The 10 days finally came to an end. The nice lady who had driven me there asked if I wanted a lift back to Dallas and I said yes. We were both surprised to hear the sound of our own voices. We slowly adjusted to communicating again and when she discovered I didn’t have any plans for the night she kindly invited me to stay with her family. It sounds irresponsible of me not having lined up accommodation in advance, but it was a bit of an exercise in spontaneity and it turned out that I met wonderful people and got a much better insight into the country than I would have done by just staying at hotels.
We got to her house and she was overjoyed to be reunited with her kids again and while she hadn’t mastered meditating either, her new appreciation for her family had made the days away all worthwhile. I had a lovely evening with her family and in the morning I left to discover Dallas. I went to a café feeling overjoyed with life, but when I’d eaten I headed straight for the bathroom to purge. It was an all time low. I’d pinned everything on the retreat being able to cure me but I hadn’t even lasted 24 hours.
In a nutshell, the sensation of feeling full after eating used to make me feel disgusting. The only way to stop feeling disgusting was to get it all out. And then I felt revolting because making yourself sick is a deeply unpleasant experience, emotionally and physically traumatising. So I tried not eating, which isn’t sustainable. Eventually I’d eat, and I’d eat a lot because I was starving and then I’d feel full and disgusting and off we’d go again.
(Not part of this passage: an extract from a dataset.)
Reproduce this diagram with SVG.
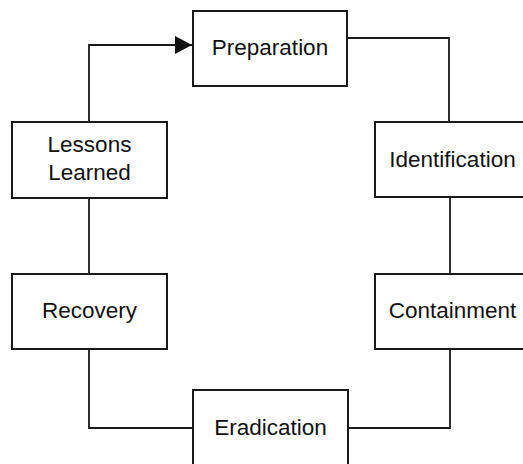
<svg xmlns="http://www.w3.org/2000/svg" width="523" height="464" viewBox="0 0 523 464">
<style>
.box{fill:#fff;stroke:#1a1a1a;stroke-width:2}
.lbl{font-family:"Liberation Sans",Arial,sans-serif;font-size:22.5px;fill:#111;text-anchor:middle}
.conn{fill:none;stroke:#1a1a1a;stroke-width:1.8}
</style>
<defs>
<marker id="arr" markerUnits="userSpaceOnUse" markerWidth="18" markerHeight="18" refX="17" refY="9" orient="auto">
<path d="M0,0 L17,9 L0,18 Z" fill="#111"/>
</marker>
</defs>
<rect width="523" height="464" fill="#fff"/>
<g id="connectors">
<path class="conn" d="M89,122 V45 H192" marker-end="url(#arr)"/>
<path class="conn" d="M347,38 H449 V122"/>
<path class="conn" d="M450,197 V274"/>
<path class="conn" d="M450,349 V428 H348"/>
<path class="conn" d="M193,428 H89 V349"/>
<path class="conn" d="M89,274 V198"/>
</g>
<g id="preparation"><rect class="box" x="193" y="11" width="154" height="75"/><text class="lbl" x="270" y="55">Preparation</text></g>
<g id="identification"><rect class="box" x="375" y="122" width="155" height="75"/><text class="lbl" x="452.5" y="167">Identification</text></g>
<g id="containment"><rect class="box" x="375" y="274" width="155" height="75"/><text class="lbl" x="452.5" y="318">Containment</text></g>
<g id="eradication"><rect class="box" x="193" y="390" width="155" height="75"/><text class="lbl" x="270.5" y="435">Eradication</text></g>
<g id="recovery"><rect class="box" x="12" y="274" width="155" height="75"/><text class="lbl" x="89.5" y="318">Recovery</text></g>
<g id="lessons-learned"><rect class="box" x="12" y="122" width="155" height="76"/><text class="lbl" x="89.5" y="152">Lessons</text><text class="lbl" x="89.5" y="180">Learned</text></g>
</svg>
I flew back to LA and spent time with Zell and Vicky in the run up to Vicky’s beautiful wedding on Malibu Beach. It was so good to be with my friends, that comfort you can only get from people who have known you a long time and love you, warts and all. They kindly listened as I tried to convince them that moving to Australia for this stranger was a logical decision.
I just felt like I had to keep on going. Like a hamster on a wheel, the faster the hamster runs the faster the wheel turns. I didn’t know how to get off.
I booked what turned out to be my final flight on my global adventure, a one way ticket to Melbourne.